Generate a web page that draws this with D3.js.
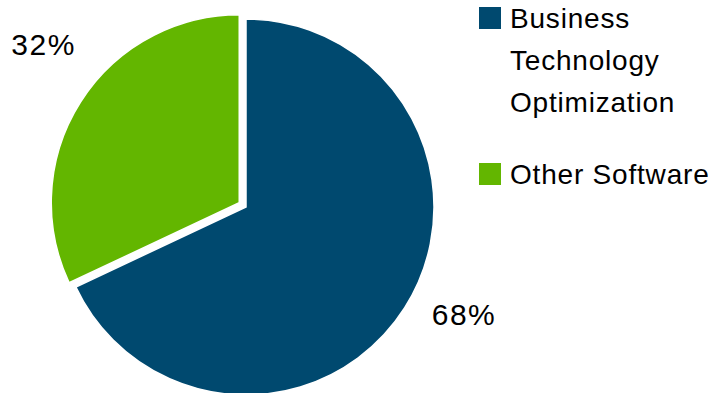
<!DOCTYPE html>
<html>
<head>
<meta charset="utf-8">
<script src="https://cdn.jsdelivr.net/npm/d3@7"></script>
<style>
  html, body { margin: 0; padding: 0; background: #fff; }
  svg { display: block; font-family: "Liberation Sans", Arial, sans-serif; }
</style>
</head>
<body>
<svg id="chart" width="715" height="393"></svg>
<script>
// Revenue split by segment
const categories = ["Business Technology Optimization", "Other Software"];
const legendLines = [["Business", "Technology", "Optimization"], ["Other Software"]];
const shares = [68, 32];
const colors = ["#00496F", "#63B600"];

const svg = d3.select("#chart");
const cx = 246, cy = 207, radius = 188;
const explode = [0, 8];            // slice pull-out distance
const labelRadius = 220;
const labelAngleShift = [0, 0.168]; // keeps the small slice label clear of the pie

const pie = d3.pie().sort(null).value(d => d).startAngle(0).endAngle(2 * Math.PI);
const arcs = pie(shares);
const arc = d3.arc().innerRadius(0).outerRadius(radius);

const g = svg.append("g").attr("transform", `translate(${cx},${cy})`);

const slices = g.selectAll("g.slice").data(arcs).join("g")
  .attr("class", "slice")
  .attr("transform", (d, i) => {
    const a = (d.startAngle + d.endAngle) / 2;
    return `translate(${Math.sin(a) * explode[i]},${-Math.cos(a) * explode[i]})`;
  });

slices.append("path")
  .attr("d", arc)
  .attr("fill", (d, i) => colors[i])
  .attr("stroke", "#fff")
  .attr("stroke-width", 1.5)
  .attr("stroke-linejoin", "miter");

slices.append("text")
  .attr("x", (d, i) => Math.sin((d.startAngle + d.endAngle) / 2 + labelAngleShift[i]) * labelRadius)
  .attr("y", (d, i) => -Math.cos((d.startAngle + d.endAngle) / 2 + labelAngleShift[i]) * labelRadius)
  .attr("text-anchor", d => ((d.startAngle + d.endAngle) / 2 < Math.PI ? "start" : "end"))
  .attr("font-size", 30)
  .attr("letter-spacing", 1.5)
  .attr("fill", "#000")
  .text(d => d.data + "%");

// Legend
const legend = svg.append("g").attr("transform", "translate(479,0)");
const legendTop = [7, 163];
const item = legend.selectAll("g.item").data(categories).join("g")
  .attr("class", "item")
  .attr("transform", (d, i) => `translate(0,${legendTop[i]})`);

item.append("rect")
  .attr("width", 22).attr("height", 22)
  .attr("fill", (d, i) => colors[i]);

item.append("text")
  .attr("x", 31)
  .attr("font-size", 28)
  .attr("letter-spacing", 0.8)
  .attr("fill", "#000")
  .selectAll("tspan")
  .data((d, i) => legendLines[i])
  .join("tspan")
  .attr("x", 31)
  .attr("y", (d, j) => 21 + j * 42)
  .text(d => d);
</script>
</body>
</html>
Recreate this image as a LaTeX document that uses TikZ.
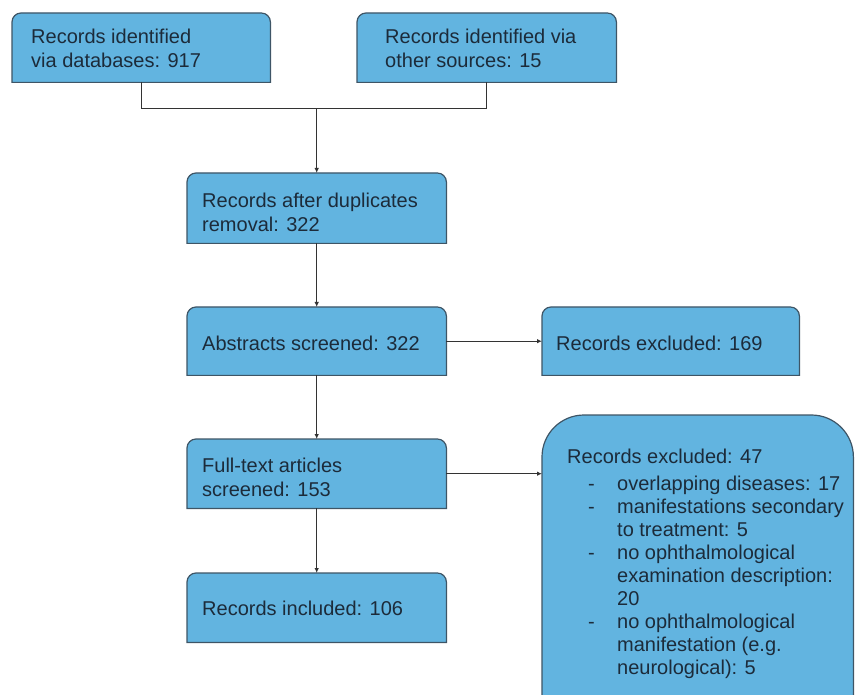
\documentclass[tikz,border=0pt]{standalone}
\usepackage{fontspec}
\setmainfont{Liberation Sans}
\usetikzlibrary{arrows.meta,backgrounds}
\definecolor{boxfill}{HTML}{62B4E0}
\definecolor{boxline}{HTML}{3E5566}
\definecolor{txtcol}{HTML}{1C2B3A}
\definecolor{linecol}{HTML}{333333}
\tikzset{
  boxnode/.style={draw=none,inner sep=0pt,anchor=north west},
  txt/.style={inner sep=0pt,anchor=north west,align=left,font=\fontsize{20pt}{24pt}\selectfont,text=txtcol},
  conn/.style={draw=linecol,line width=1pt},
  arr/.style={conn,-{Latex[length=5pt,width=4.5pt]}},
  boxshape/.style={fill=boxfill,draw=boxline,line width=1.2pt}
}
\newcommand\topbox[2]{%
  \begin{pgfonlayer}{background}
  \path[boxshape] (#1.south west) -- ([yshift=-#2]#1.north west)
    arc[start angle=180,end angle=90,radius=#2]
    -- ([xshift=-#2]#1.north east)
    arc[start angle=90,end angle=0,radius=#2]
    -- (#1.south east) -- cycle;
  \end{pgfonlayer}}
\newcommand\itemdash{\makebox[50pt][l]{\hspace*{21pt}-}}
\begin{document}
\begin{tikzpicture}[x=1pt,y=-1pt]
\useasboundingbox (0,0) rectangle (855,695);
% boxes
\node[boxnode,minimum width=258pt,minimum height=69pt] (b1) at (12,13) {};
\node[boxnode,minimum width=259pt,minimum height=69pt] (b2) at (357,13) {};
\node[boxnode,minimum width=259pt,minimum height=70pt] (b3) at (187,173) {};
\node[boxnode,minimum width=259pt,minimum height=68pt] (b4) at (187,307) {};
\node[boxnode,minimum width=257pt,minimum height=68pt] (e1) at (542,307) {};
\node[boxnode,minimum width=259pt,minimum height=69pt] (b5) at (187,439) {};
\node[boxnode,minimum width=259pt,minimum height=69pt] (b6) at (187,573) {};
\node[boxnode,minimum width=311pt,minimum height=285pt] (bx) at (542,415) {};
\topbox{b1}{9pt}
\topbox{b2}{9pt}
\topbox{b3}{9pt}
\topbox{b4}{9pt}
\topbox{e1}{9pt}
\topbox{b5}{9pt}
\topbox{b6}{9pt}
\topbox{bx}{42pt}
% texts
\node[txt] (t1) at (31,28.4) {Records identified\\via databases: 917};
\node[txt] (t2) at (385,28.4) {Records identified via\\other sources: 15};
\node[txt] (t3) at (202,192.4) {Records after duplicates\\removal: 322};
\node[txt] (t4) at (202,335.4) {Abstracts screened: 322};
\node[txt] (te1) at (556,335.4) {Records excluded: 169};
\node[txt] (t5) at (202,457.4) {Full-text articles\\screened: 153};
\node[txt] (t6) at (202,600.4) {Records included: 106};
\node[txt,font=\fontsize{20pt}{23pt}\selectfont] (tx) at (567,448.4) {Records excluded: 47\\[4pt]
\itemdash overlapping diseases: 17\\
\itemdash manifestations secondary\\
\hspace*{50pt}to treatment: 5\\
\itemdash no ophthalmological\\
\hspace*{50pt}examination description:\\
\hspace*{50pt}20\\
\itemdash no ophthalmological\\
\hspace*{50pt}manifestation (e.g.\\
\hspace*{50pt}neurological): 5};
% connectors
\coordinate (jy) at (0,109);
\draw[conn] (b1.south) -- (b1.south |- jy) -- (b2.south |- jy) -- (b2.south);
\draw[arr] (b3.north |- jy) -- (b3.north);
\draw[arr] (b3.south) -- (b4.north);
\draw[arr] (b4.east) -- (e1.west);
\draw[arr] (b4.south) -- (b5.north);
\draw[arr] (b5.east) -- (b5.east -| bx.west);
\draw[arr] (b5.south) -- (b6.north);
\end{tikzpicture}
\end{document}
········
The problem: Copy every line of the data exactly as written, excluding the pictures.

Exercise result:
Generate a web page that draws this with D3.js.
<!DOCTYPE html>
<html>
<head>
<meta charset="utf-8">
<script src="https://cdn.jsdelivr.net/npm/d3@7"></script>
<style>
  html, body { margin: 0; padding: 0; background: #fff; }
  svg { display: block; font-family: "Liberation Sans", Arial, sans-serif; }
</style>
</head>
<body>
<svg id="chart" width="715" height="393"></svg>
<script>
// Revenue split by segment
const categories = ["Business Technology Optimization", "Other Software"];
const legendLines = [["Business", "Technology", "Optimization"], ["Other Software"]];
const shares = [68, 32];
const colors = ["#00496F", "#63B600"];

const svg = d3.select("#chart");
const cx = 246, cy = 207, radius = 188;
const explode = [0, 8];            // slice pull-out distance
const labelRadius = 220;
const labelAngleShift = [0, 0.168]; // keeps the small slice label clear of the pie

const pie = d3.pie().sort(null).value(d => d).startAngle(0).endAngle(2 * Math.PI);
const arcs = pie(shares);
const arc = d3.arc().innerRadius(0).outerRadius(radius);

const g = svg.append("g").attr("transform", `translate(${cx},${cy})`);

const slices = g.selectAll("g.slice").data(arcs).join("g")
  .attr("class", "slice")
  .attr("transform", (d, i) => {
    const a = (d.startAngle + d.endAngle) / 2;
    return `translate(${Math.sin(a) * explode[i]},${-Math.cos(a) * explode[i]})`;
  });

slices.append("path")
  .attr("d", arc)
  .attr("fill", (d, i) => colors[i])
  .attr("stroke", "#fff")
  .attr("stroke-width", 1.5)
  .attr("stroke-linejoin", "miter");

slices.append("text")
  .attr("x", (d, i) => Math.sin((d.startAngle + d.endAngle) / 2 + labelAngleShift[i]) * labelRadius)
  .attr("y", (d, i) => -Math.cos((d.startAngle + d.endAngle) / 2 + labelAngleShift[i]) * labelRadius)
  .attr("text-anchor", d => ((d.startAngle + d.endAngle) / 2 < Math.PI ? "start" : "end"))
  .attr("font-size", 30)
  .attr("letter-spacing", 1.5)
  .attr("fill", "#000")
  .text(d => d.data + "%");

// Legend
const legend = svg.append("g").attr("transform", "translate(479,0)");
const legendTop = [7, 163];
const item = legend.selectAll("g.item").data(categories).join("g")
  .attr("class", "item")
  .attr("transform", (d, i) => `translate(0,${legendTop[i]})`);

item.append("rect")
  .attr("width", 22).attr("height", 22)
  .attr("fill", (d, i) => colors[i]);

item.append("text")
  .attr("x", 31)
  .attr("font-size", 28)
  .attr("letter-spacing", 0.8)
  .attr("fill", "#000")
  .selectAll("tspan")
  .data((d, i) => legendLines[i])
  .join("tspan")
  .attr("x", 31)
  .attr("y", (d, j) => 21 + j * 42)
  .text(d => d);
</script>
</body>
</html>
Recreate this image as a LaTeX document that uses TikZ.
\documentclass[tikz,border=0pt]{standalone}
\usepackage{fontspec}
\setmainfont{Liberation Sans}
\usetikzlibrary{arrows.meta,backgrounds}
\definecolor{boxfill}{HTML}{62B4E0}
\definecolor{boxline}{HTML}{3E5566}
\definecolor{txtcol}{HTML}{1C2B3A}
\definecolor{linecol}{HTML}{333333}
\tikzset{
  boxnode/.style={draw=none,inner sep=0pt,anchor=north west},
  txt/.style={inner sep=0pt,anchor=north west,align=left,font=\fontsize{20pt}{24pt}\selectfont,text=txtcol},
  conn/.style={draw=linecol,line width=1pt},
  arr/.style={conn,-{Latex[length=5pt,width=4.5pt]}},
  boxshape/.style={fill=boxfill,draw=boxline,line width=1.2pt}
}
\newcommand\topbox[2]{%
  \begin{pgfonlayer}{background}
  \path[boxshape] (#1.south west) -- ([yshift=-#2]#1.north west)
    arc[start angle=180,end angle=90,radius=#2]
    -- ([xshift=-#2]#1.north east)
    arc[start angle=90,end angle=0,radius=#2]
    -- (#1.south east) -- cycle;
  \end{pgfonlayer}}
\newcommand\itemdash{\makebox[50pt][l]{\hspace*{21pt}-}}
\begin{document}
\begin{tikzpicture}[x=1pt,y=-1pt]
\useasboundingbox (0,0) rectangle (855,695);
% boxes
\node[boxnode,minimum width=258pt,minimum height=69pt] (b1) at (12,13) {};
\node[boxnode,minimum width=259pt,minimum height=69pt] (b2) at (357,13) {};
\node[boxnode,minimum width=259pt,minimum height=70pt] (b3) at (187,173) {};
\node[boxnode,minimum width=259pt,minimum height=68pt] (b4) at (187,307) {};
\node[boxnode,minimum width=257pt,minimum height=68pt] (e1) at (542,307) {};
\node[boxnode,minimum width=259pt,minimum height=69pt] (b5) at (187,439) {};
\node[boxnode,minimum width=259pt,minimum height=69pt] (b6) at (187,573) {};
\node[boxnode,minimum width=311pt,minimum height=285pt] (bx) at (542,415) {};
\topbox{b1}{9pt}
\topbox{b2}{9pt}
\topbox{b3}{9pt}
\topbox{b4}{9pt}
\topbox{e1}{9pt}
\topbox{b5}{9pt}
\topbox{b6}{9pt}
\topbox{bx}{42pt}
% texts
\node[txt] (t1) at (31,28.4) {Records identified\\via databases: 917};
\node[txt] (t2) at (385,28.4) {Records identified via\\other sources: 15};
\node[txt] (t3) at (202,192.4) {Records after duplicates\\removal: 322};
\node[txt] (t4) at (202,335.4) {Abstracts screened: 322};
\node[txt] (te1) at (556,335.4) {Records excluded: 169};
\node[txt] (t5) at (202,457.4) {Full-text articles\\screened: 153};
\node[txt] (t6) at (202,600.4) {Records included: 106};
\node[txt,font=\fontsize{20pt}{23pt}\selectfont] (tx) at (567,448.4) {Records excluded: 47\\[4pt]
\itemdash overlapping diseases: 17\\
\itemdash manifestations secondary\\
\hspace*{50pt}to treatment: 5\\
\itemdash no ophthalmological\\
\hspace*{50pt}examination description:\\
\hspace*{50pt}20\\
\itemdash no ophthalmological\\
\hspace*{50pt}manifestation (e.g.\\
\hspace*{50pt}neurological): 5};
% connectors
\coordinate (jy) at (0,109);
\draw[conn] (b1.south) -- (b1.south |- jy) -- (b2.south |- jy) -- (b2.south);
\draw[arr] (b3.north |- jy) -- (b3.north);
\draw[arr] (b3.south) -- (b4.north);
\draw[arr] (b4.east) -- (e1.west);
\draw[arr] (b4.south) -- (b5.north);
\draw[arr] (b5.east) -- (b5.east -| bx.west);
\draw[arr] (b5.south) -- (b6.north);
\end{tikzpicture}
\end{document}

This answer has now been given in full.